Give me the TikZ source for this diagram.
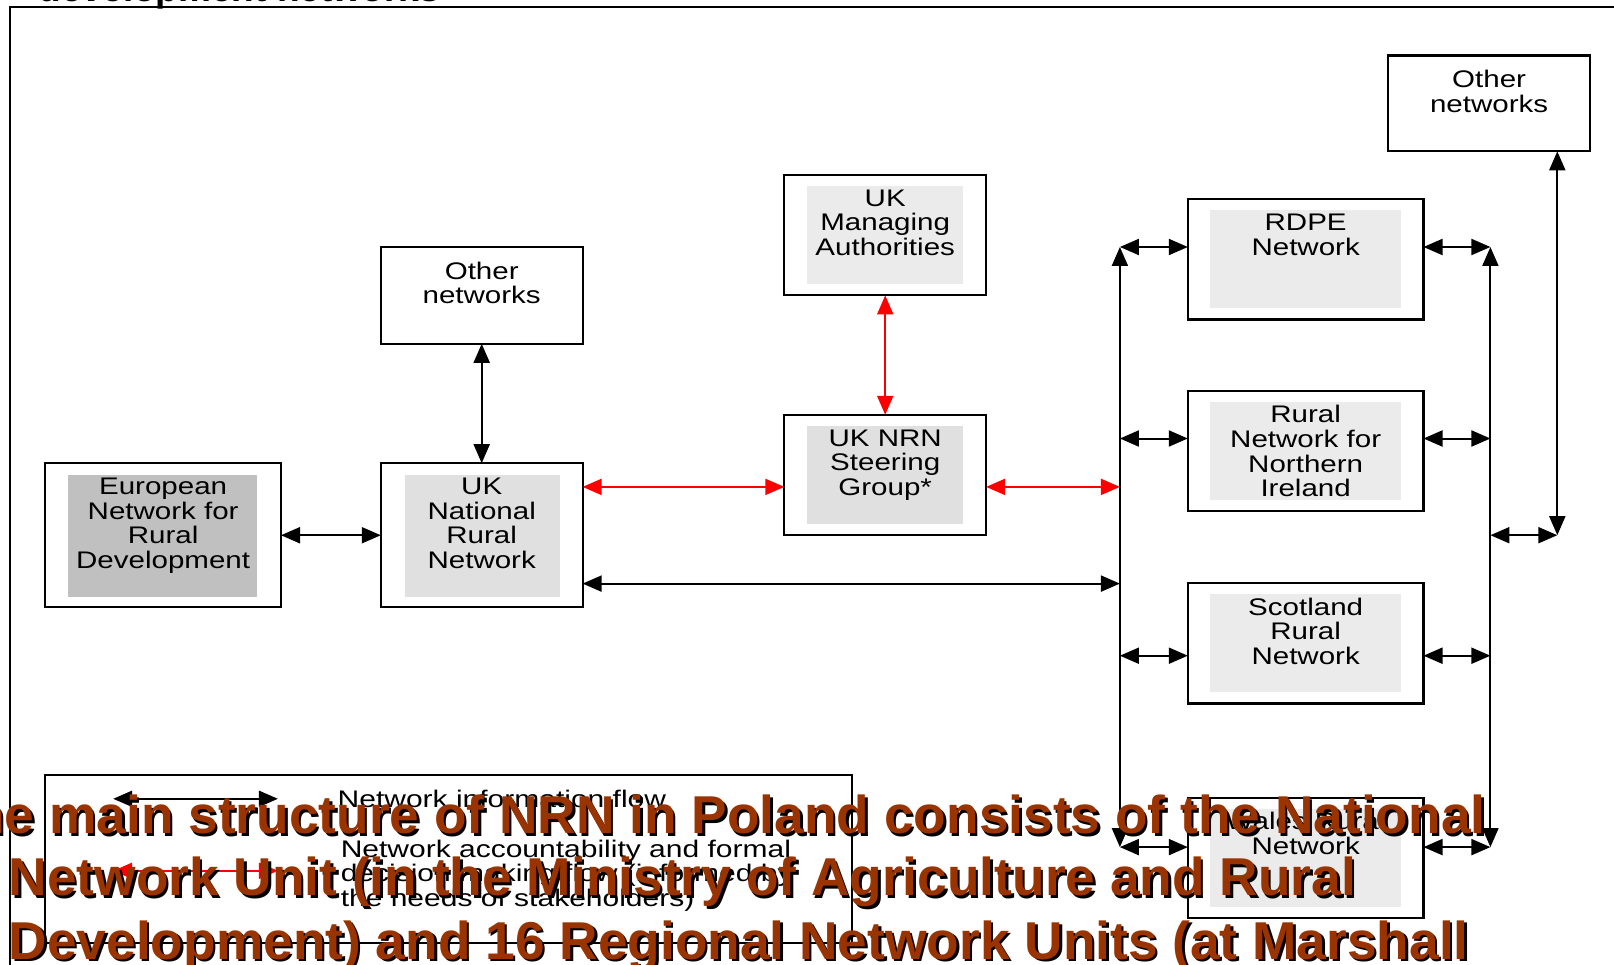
\documentclass[tikz,border=0pt]{standalone}
\usepackage{fontspec}
\setmainfont{Liberation Sans}
\newfontfamily\wsans[FakeStretch=1.23]{Liberation Sans}
\newfontfamily\lsans[FakeStretch=1.25]{Liberation Sans}
\usetikzlibrary{arrows.meta,calc}
\definecolor{gA}{HTML}{C0C0C0}
\definecolor{gB}{HTML}{E0E0E0}
\definecolor{gC}{HTML}{EBEBEB}
\definecolor{brownT}{HTML}{993300}
\begin{document}
\begin{tikzpicture}[x=1pt,y=-1pt,
  box/.style={draw, line width=2.2pt, inner sep=0pt, outer sep=0pt, minimum width=201.8pt, minimum height=120.4pt},
  wbox/.style={box, minimum width=235.7pt},
  txt/.style={font=\wsans\fontsize{24}{24.7}\selectfont, align=center, inner sep=0pt, anchor=north},
  ltxt/.style={font=\lsans\fontsize{24}{24.7}\selectfont, align=left, inner sep=0pt, anchor=north west},
  flow/.style={{Triangle[length=19pt,width=16pt]}-{Triangle[length=19pt,width=16pt]}, line width=2pt, black},
  acc/.style={flow, red},
  ov/.style={font=\bfseries\fontsize{53.3}{64}\selectfont, inner sep=0pt},
]
\useasboundingbox (0,0) rectangle (1614,965);
\clip (0,0) rectangle (1614,965);

% cut-off title and frame
\node[font=\bfseries\fontsize{37}{40}\selectfont, anchor=base west, inner sep=0pt] (title) at (38.5,1.5) {development networks};
\draw[line width=2pt] (10,990) -- (10,7.5) -- (1640,7.5);

% boxes
\node[wbox, minimum height=144.1pt] (eu) at (163.15,535.25) {};
\fill[gA] ($(eu.north west)+(22.6,11.3)$) rectangle ($(eu.south east)+(-23.7,-10.3)$);
\node[txt] (eut) at ($(eu.north)+(0,14.5)$) {European\\Network for\\Rural\\Development};

\node[box, minimum height=144.1pt] (uknrn) at (481.7,535.25) {};
\fill[gB] ($(uknrn.north west)+(23.7,11.3)$) rectangle ($(uknrn.south east)+(-22.6,-10.3)$);
\node[txt] (uknrnt) at ($(uknrn.north)+(0,14.5)$) {UK\\National\\Rural\\Network};

\node[box, minimum height=96.8pt] (othL) at (481.7,295.4) {};
\node[txt] (othLt) at ($(othL.north)+(0,14.5)$) {Other\\networks};

\node[box] (man) at (885.2,235.2) {};
\fill[gC] ($(man.north west)+(22.7,11.3)$) rectangle ($(man.south east)+(-22.7,-11.3)$);
\node[txt] (mant) at ($(man.north)+(0,14.5)$) {UK\\Managing\\Authorities};

\node[box] (steer) at (885.2,475) {};
\fill[gB] ($(steer.north west)+(22.7,11.3)$) rectangle ($(steer.south east)+(-22.7,-11.3)$);
\node[txt] (steert) at ($(steer.north)+(0,14.5)$) {UK NRN\\Steering\\Group*};

\node[wbox] (rdpe) at (1305.65,259.4) {};
\fill[gC] ($(rdpe.north west)+(22.6,11.3)$) rectangle ($(rdpe.south east)+(-22.6,-11.3)$);
\node[txt] (rdpet) at ($(rdpe.north)+(0,14.5)$) {RDPE\\Network};

\node[wbox] (ni) at (1305.65,450.8) {};
\fill[gC] ($(ni.north west)+(22.6,11.3)$) rectangle ($(ni.south east)+(-22.6,-11.3)$);
\node[txt] (nit) at ($(ni.north)+(0,14.5)$) {Rural\\Network for\\Northern\\Ireland};

\node[wbox] (scot) at (1305.65,643.3) {};
\fill[gC] ($(scot.north west)+(22.6,11.3)$) rectangle ($(scot.south east)+(-22.6,-11.3)$);
\node[txt] (scott) at ($(scot.north)+(0,14.5)$) {Scotland\\Rural\\Network};

\node[wbox] (wales) at (1305.65,857.9) {};
\fill[gC] ($(wales.north west)+(22.6,11.3)$) rectangle ($(wales.south east)+(-22.6,-11.3)$);
\node[txt] (walest) at ($(wales.north)+(0,14.5)$) {Wales Rural\\Network};

\node[box, minimum height=95.7pt] (othR) at (1489.1,103.45) {};
\node[txt] (othRt) at ($(othR.north)+(0,14.5)$) {Other\\networks};

% bus points
\coordinate (l1) at (1119.9,247);
\coordinate (l2) at (1119.9,438.5);
\coordinate (l3) at (1119.9,655.7);
\coordinate (l4) at (1119.9,847.1);
\coordinate (r1) at (1490.4,247);
\coordinate (r2) at (1490.4,438.5);
\coordinate (r3) at (1490.4,655.7);
\coordinate (r4) at (1490.4,847.1);
\coordinate (lr) at (1119.9,486.9);
\coordinate (lk) at (1119.9,583.6);
\coordinate (rm) at (1490.4,535.2);
\coordinate (fr) at (1557.3,535.2);

% connectors
\draw[flow] (l4) -- (l1);
\draw[flow] (r4) -- (r1);
\foreach \i/\b in {1/rdpe,2/ni,3/scot,4/wales}{
  \draw[flow] (l\i) -- (\b.west |- l\i);
  \draw[flow] (\b.east |- r\i) -- (r\i);
}
\draw[flow] (rm) -- (fr);
\draw[flow] (fr) -- (othR.south -| fr);
\draw[flow] (eu) -- (uknrn);
\draw[flow] (othL) -- (uknrn);
\draw[acc] (man) -- (steer);
\draw[acc] (uknrn.east |- lr) -- (steer.west |- lr);
\draw[acc] (steer.east |- lr) -- (lr);
\draw[flow] (uknrn.east |- lk) -- (lk);

% legend
\node[draw, line width=2pt, inner sep=0pt, outer sep=0pt, minimum width=807pt, minimum height=167.8pt] (leg) at (448.8,859) {};
\coordinate (la1) at (113.2,798.8);
\coordinate (la2) at (277.9,798.8);
\coordinate (lb1) at (113.2,870.8);
\coordinate (lb2) at (277.9,870.8);
\draw[flow] (la1) -- (la2);
\draw[acc] (lb1) -- (lb2);
\node[ltxt] (lt1) at (337.5,790.1) {Network information flow};
\node[ltxt] (lt2) at (340.6,839.5) {Network accountability and formal\\decision making flow (informed by\\the needs of stakeholders)};

% overlay text with shadow
\node[ov, anchor=base east, text=black] (o1s) at (1488.2,836.2) {The main structure of NRN in Poland consists of the National};
\node[ov, anchor=base east, text=brownT] (o1) at (1485.7,833.7) {The main structure of NRN in Poland consists of the National};
\node[ov, anchor=base west, text=black] (o2s) at (11,898) {Network Unit (in the Ministry of Agriculture and Rural};
\node[ov, anchor=base west, text=brownT] (o2) at (8.5,895.5) {Network Unit (in the Ministry of Agriculture and Rural};
\node[ov, anchor=base west, text=black] (o3s) at (11,961.8) {Development) and 16 Regional Network Units (at Marshall};
\node[ov, anchor=base west, text=brownT] (o3) at (8.5,959.3) {Development) and 16 Regional Network Units (at Marshall};
\end{tikzpicture}
\end{document}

-=-=-

■ **GIVEN EXERCISE**: From the first line of the material down to the line containing "(10,7.5) -- (1640,7.5);", inclusive, return each line exactly, skipping any picture.

■ **TASK RESPONSE**:
Give me the TikZ source for this diagram.
\documentclass[tikz,border=0pt]{standalone}
\usepackage{fontspec}
\setmainfont{Liberation Sans}
\newfontfamily\wsans[FakeStretch=1.23]{Liberation Sans}
\newfontfamily\lsans[FakeStretch=1.25]{Liberation Sans}
\usetikzlibrary{arrows.meta,calc}
\definecolor{gA}{HTML}{C0C0C0}
\definecolor{gB}{HTML}{E0E0E0}
\definecolor{gC}{HTML}{EBEBEB}
\definecolor{brownT}{HTML}{993300}
\begin{document}
\begin{tikzpicture}[x=1pt,y=-1pt,
  box/.style={draw, line width=2.2pt, inner sep=0pt, outer sep=0pt, minimum width=201.8pt, minimum height=120.4pt},
  wbox/.style={box, minimum width=235.7pt},
  txt/.style={font=\wsans\fontsize{24}{24.7}\selectfont, align=center, inner sep=0pt, anchor=north},
  ltxt/.style={font=\lsans\fontsize{24}{24.7}\selectfont, align=left, inner sep=0pt, anchor=north west},
  flow/.style={{Triangle[length=19pt,width=16pt]}-{Triangle[length=19pt,width=16pt]}, line width=2pt, black},
  acc/.style={flow, red},
  ov/.style={font=\bfseries\fontsize{53.3}{64}\selectfont, inner sep=0pt},
]
\useasboundingbox (0,0) rectangle (1614,965);
\clip (0,0) rectangle (1614,965);

% cut-off title and frame
\node[font=\bfseries\fontsize{37}{40}\selectfont, anchor=base west, inner sep=0pt] (title) at (38.5,1.5) {development networks};
\draw[line width=2pt] (10,990) -- (10,7.5) -- (1640,7.5);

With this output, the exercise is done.